WELCOME TO THE ACC: Clemson throttles Syracuse in Orange’s conference debut
Sam Maller | Asst. Photo Editor
When the football left Tajh Boyd’s hand from just outside the Clemson goal line, Sammy Watkins was still 2 yards behind Ri’Shard Anderson.
As the ball soared over the 35-yard line, Watkins passed Anderson. And by the time he caught it at the 45, he was long gone.
The 91-yard touchdown gave Clemson a 28-point lead with 40 seconds left in the third quarter, and broke the back of SU’s comeback attempt before it ever really started.
“When our receivers get on these guys’ toes they get an opportunity to run away from them,” Boyd said, “and that’s just what he did.”
Boyd threw for 455 yards, breaking his own school record, and five touchdowns as the Tigers ran away from Syracuse (2-3, 0-1 Atlantic Coast) 49-14 in SU’s ACC debut on Saturday. The 48,961 that filled the Carrier Dome watched No. 3 Clemson (5-0, 3-0) burn the slower Syracuse secondary time and time again, racking up 624 yards of total offense, despite Boyd and Watkins both battling injuries and the starters being sidelined for the fourth quarter.
And even when the defense did hold its own — halting the Tigers on six straight drives spanning the second and third quarters — SU was unable to capitalize.
“There was a time and a place where we had them.
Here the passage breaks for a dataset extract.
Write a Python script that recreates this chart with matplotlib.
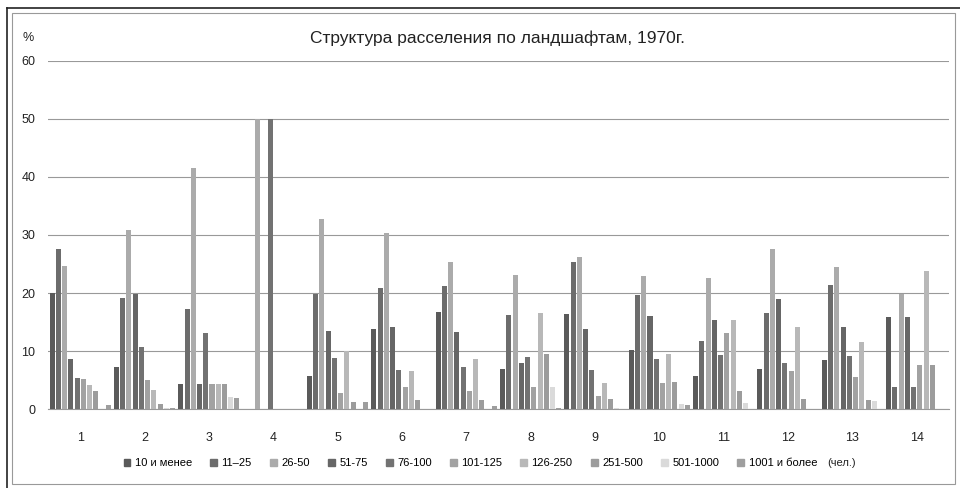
import numpy as np
import matplotlib.pyplot as plt
from matplotlib.patches import Rectangle
from matplotlib.lines import Line2D

plt.rcParams['font.family'] = ['Liberation Sans', 'DejaVu Sans']

# ландшафты 1..14
landscapes = [str(i) for i in range(1, 15)]

# доли поселений по группам людности, %
s_10 = [20.0, 7.2, 4.3, 0, 5.7, 13.8, 16.8, 6.9, 16.4, 10.2, 5.7, 6.9, 8.5, 15.8]
s_11_25 = [27.6, 19.1, 17.3, 0, 19.9, 20.8, 21.2, 16.2, 25.3, 19.6, 11.8, 16.6, 21.4, 3.8]
s_26_50 = [24.7, 30.8, 41.6, 50, 32.7, 30.3, 25.3, 23.2, 26.2, 22.9, 22.6, 27.6, 24.5, 19.9]
s_51_75 = [8.7, 19.9, 4.3, 0, 13.4, 14.2, 13.3, 8.0, 13.9, 16.1, 15.4, 19.0, 14.2, 15.8]
s_76_100 = [5.3, 10.7, 13.1, 50, 8.9, 6.7, 7.2, 9.0, 6.8, 8.6, 9.3, 8.0, 9.2, 3.8]
s_101_125 = [5.2, 5.0, 4.3, 0, 2.8, 3.8, 3.2, 3.8, 2.3, 4.6, 13.1, 6.6, 5.5, 7.7]
s_126_250 = [4.2, 3.4, 4.3, 0, 10.1, 6.6, 8.6, 16.6, 4.5, 9.5, 15.4, 14.1, 11.5, 23.8]
s_251_500 = [3.1, 0.9, 4.3, 0, 1.2, 1.6, 1.6, 9.5, 1.8, 4.7, 3.2, 1.8, 1.6, 7.7]
s_501_1000 = [0, 0.2, 2.1, 0, 0, 0.1, 0, 3.8, 0.3, 0.9, 1.0, 0, 1.4, 0]
s_1001 = [0.8, 0.3, 2.0, 0, 1.2, 0, 0.6, 0.3, 0, 0.8, 0, 0, 0.1, 0]

series = [s_10, s_11_25, s_26_50, s_51_75, s_76_100,
          s_101_125, s_126_250, s_251_500, s_501_1000, s_1001]
labels = ['10 и менее', '11–25', '26-50', '51-75', '76-100',
          '101-125', '126-250', '251-500', '501-1000', '1001 и более']
colors = ['#5a5a5a', '#6c6c6c', '#ababab', '#666666', '#727272',
          '#a2a2a2', '#b8b8b8', '#9c9c9c', '#dadada', '#9e9e9e']

fig = plt.figure(figsize=(9.6, 4.88), dpi=100)
ax = fig.add_axes([0.05, 0.1613, 0.9385, 0.7143])

x = np.arange(len(landscapes))
slot = 0.097
width = 0.078
for i, (vals, lab, col) in enumerate(zip(series, labels, colors)):
    ax.bar(x + (i - 4.5) * slot, vals, width, color=col, label=lab, zorder=3)

ax.set_xlim(-0.5, len(landscapes) - 0.5)
ax.set_ylim(0, 60)
ax.set_yticks(range(0, 61, 10))
ax.set_xticks(x)
ax.set_xticklabels(landscapes)
ax.tick_params(length=0, labelsize=9, colors='#222222')
ax.tick_params(axis='x', pad=16)
ax.tick_params(axis='y', pad=9)
ax.grid(axis='y', color='#999999', linewidth=0.8, zorder=0)
for s in ['top', 'right', 'left']:
    ax.spines[s].set_visible(False)
ax.spines['bottom'].set_color('#999999')

fig.text(0.518, 0.922, 'Структура расселения по ландшафтам, 1970г.',
         ha='center', va='center', fontsize=12.5, color='#222222')
fig.text(0.023, 0.922, '%', ha='left', va='center', fontsize=9, color='#222222')

handles = [Rectangle((0, 0), 1, 1, color=c) for c in colors]
leg = fig.legend(handles, labels, loc='center', bbox_to_anchor=(0.49, 0.051),
                 ncol=10, frameon=False, fontsize=8, handlelength=0.6,
                 handleheight=0.6, handletextpad=0.4, columnspacing=1.65)
fig.text(0.877, 0.051, '(чел.)', ha='center', va='center', fontsize=8,
         color='#222222')

# рамка
fig.add_artist(Rectangle((0.0125, 0.008), 0.982, 0.965, transform=fig.transFigure,
                         fill=False, edgecolor='#999999', linewidth=0.8))
fig.add_artist(Line2D([0.0075, 0.0075], [0.0, 0.984], transform=fig.transFigure,
                      color='#222222', linewidth=1.2))
fig.add_artist(Line2D([0.0075, 1.0], [0.984, 0.984], transform=fig.transFigure,
                      color='#222222', linewidth=1.2))

fig.savefig('out.png', dpi=100)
We had them right where we wanted,” H-back Ashton Broyld said. “We just didn’t execute.”
The secondary, which was playing without cornerback Brandon Reddish, was plagued by frequent miscommunications as Clemson mesmerized the Orange with its up-tempo motion offense.
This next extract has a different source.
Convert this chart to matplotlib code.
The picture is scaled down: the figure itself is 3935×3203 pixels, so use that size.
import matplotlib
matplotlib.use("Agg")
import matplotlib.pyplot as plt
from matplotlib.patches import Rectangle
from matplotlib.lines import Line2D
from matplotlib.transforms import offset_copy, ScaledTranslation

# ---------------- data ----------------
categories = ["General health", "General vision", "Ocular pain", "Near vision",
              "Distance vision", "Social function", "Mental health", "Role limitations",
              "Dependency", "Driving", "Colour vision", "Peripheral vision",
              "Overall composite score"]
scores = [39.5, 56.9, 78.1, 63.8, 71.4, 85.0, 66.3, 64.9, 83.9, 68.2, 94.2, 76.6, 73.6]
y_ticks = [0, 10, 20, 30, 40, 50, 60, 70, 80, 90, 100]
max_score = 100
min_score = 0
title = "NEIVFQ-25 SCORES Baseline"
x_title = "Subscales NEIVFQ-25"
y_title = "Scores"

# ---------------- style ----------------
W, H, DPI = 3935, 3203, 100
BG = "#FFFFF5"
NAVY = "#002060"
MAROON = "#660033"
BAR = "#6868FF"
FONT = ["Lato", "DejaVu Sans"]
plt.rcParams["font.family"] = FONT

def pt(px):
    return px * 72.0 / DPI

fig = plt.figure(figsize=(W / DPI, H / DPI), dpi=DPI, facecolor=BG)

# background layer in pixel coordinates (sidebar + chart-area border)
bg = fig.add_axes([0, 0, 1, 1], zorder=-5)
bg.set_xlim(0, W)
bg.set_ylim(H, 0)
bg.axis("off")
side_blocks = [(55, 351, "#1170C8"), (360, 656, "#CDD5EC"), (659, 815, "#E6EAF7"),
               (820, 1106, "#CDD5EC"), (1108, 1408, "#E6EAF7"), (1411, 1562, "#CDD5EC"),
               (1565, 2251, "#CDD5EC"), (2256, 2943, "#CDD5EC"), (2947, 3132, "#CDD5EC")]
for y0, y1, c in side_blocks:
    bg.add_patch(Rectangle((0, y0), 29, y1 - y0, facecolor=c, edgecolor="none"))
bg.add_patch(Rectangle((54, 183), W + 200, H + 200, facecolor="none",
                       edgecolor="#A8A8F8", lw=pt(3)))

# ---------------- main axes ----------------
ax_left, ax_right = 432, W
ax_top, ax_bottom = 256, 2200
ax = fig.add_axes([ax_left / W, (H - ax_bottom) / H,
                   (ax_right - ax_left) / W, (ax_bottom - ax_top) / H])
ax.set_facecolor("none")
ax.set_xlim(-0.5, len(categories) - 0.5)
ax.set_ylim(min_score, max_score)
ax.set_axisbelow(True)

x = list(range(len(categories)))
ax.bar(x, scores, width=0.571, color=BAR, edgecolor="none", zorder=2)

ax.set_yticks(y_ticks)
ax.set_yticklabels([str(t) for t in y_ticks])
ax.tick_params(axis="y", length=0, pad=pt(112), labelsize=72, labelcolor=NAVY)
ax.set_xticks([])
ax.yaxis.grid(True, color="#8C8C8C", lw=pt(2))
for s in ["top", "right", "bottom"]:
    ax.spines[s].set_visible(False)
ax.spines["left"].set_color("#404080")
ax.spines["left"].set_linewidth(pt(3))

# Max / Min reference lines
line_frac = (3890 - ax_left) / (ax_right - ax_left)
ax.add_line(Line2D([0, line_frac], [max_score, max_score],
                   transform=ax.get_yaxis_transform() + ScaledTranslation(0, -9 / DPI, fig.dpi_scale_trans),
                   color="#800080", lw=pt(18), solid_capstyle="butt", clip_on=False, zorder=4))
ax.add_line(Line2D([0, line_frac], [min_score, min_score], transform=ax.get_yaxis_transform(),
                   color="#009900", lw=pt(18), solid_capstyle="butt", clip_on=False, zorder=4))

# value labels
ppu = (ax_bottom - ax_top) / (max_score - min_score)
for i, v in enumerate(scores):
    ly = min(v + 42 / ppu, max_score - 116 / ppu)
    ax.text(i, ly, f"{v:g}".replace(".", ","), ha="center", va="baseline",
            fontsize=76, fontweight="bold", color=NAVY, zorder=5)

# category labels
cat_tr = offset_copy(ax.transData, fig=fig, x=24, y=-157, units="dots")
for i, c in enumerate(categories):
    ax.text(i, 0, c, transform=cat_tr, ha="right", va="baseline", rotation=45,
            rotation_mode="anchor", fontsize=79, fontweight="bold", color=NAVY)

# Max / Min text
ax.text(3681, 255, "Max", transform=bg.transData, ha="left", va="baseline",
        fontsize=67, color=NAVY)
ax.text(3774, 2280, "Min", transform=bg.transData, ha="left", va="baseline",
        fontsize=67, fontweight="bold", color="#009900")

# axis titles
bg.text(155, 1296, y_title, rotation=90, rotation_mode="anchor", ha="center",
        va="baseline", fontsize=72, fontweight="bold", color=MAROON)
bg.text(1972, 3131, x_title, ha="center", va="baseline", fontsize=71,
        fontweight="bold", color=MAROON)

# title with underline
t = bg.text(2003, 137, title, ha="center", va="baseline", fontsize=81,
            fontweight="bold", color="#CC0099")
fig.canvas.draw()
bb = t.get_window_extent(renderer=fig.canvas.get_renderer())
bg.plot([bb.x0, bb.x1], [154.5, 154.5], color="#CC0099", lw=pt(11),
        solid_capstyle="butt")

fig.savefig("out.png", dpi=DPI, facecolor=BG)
“You could have one guy and when the guy motions they snap the ball so fast your head be spinning,” safety Durell Eskridge said.
The dizzying afternoon began on Clemson’s first drive. Three plays, 82 yards, 38 seconds.
Boyd capped it with a 60-yard scoring strike to a wide-open Adam Humphries, and continued to obliterate the Orange defensive backs, finishing the opening frame on pace for 880 passing yards and eight touchdowns.
A 42-yard touchdown to Humphries with 15 seconds left in the first quarter made it 21-0 Clemson, a lead SU head coach Scott Shafer called almost insurmountable.
On that play, SU cornerback Julian Whigham left Humphries near the 35-yard line, but no one picked him up. After Humphries spun out of an Eskridge tackle at the 2 and stepped into the end zone, Eskridge jumped up and ran over to Whigham.
He slapped both hands against his helmet twice, jerking his neck in frustration before raising his hands toward Whigham’s face and appearing to plead with the sophomore.
“We could’ve played with them into the fourth quarter, all the way down to the end of the game, we could’ve played with them,” Eskridge said. “I feel like they ain’t earned everything they got. I feel like we gave them a lot of stuff.”
As the Tigers offense scored, the Orange offense sputtered, registering just one first down on its first three drives. An 18-yard out route to Watkins set up a Zac Brooks 1-yard score with 4:07 left in the first quarter.
Lined up wide left, Watkins worked on SU cornerback Keon Lyn. Lyn stayed close until the break, but when Watkins turned his hips back to the sideline, Lyn was caught with his weight back. Watkins was just too quick.
But that athletic advantage disappeared after two more second-quarter scores.
The Orange held Clemson scoreless on six straight drives.
A Ritchy Desir interception and a lengthy Devante McFarlane fake-punt run gave SU possession in Tigers field position twice in the third quarter.
Twice Syracuse couldn’t convert.
“We tried to pull every wrinkle out of the book that we could to try to make it exciting and try to get back in this thing,” Shafer said, “and for a minute there I thought we had a shot.”
But once Boyd launched his high-arcing 91-yard bomb to Watkins with 40 seconds left in the third quarter, the Orange’s window of opportunity closed.
Said Watkins: “I made the biggest play of the game.”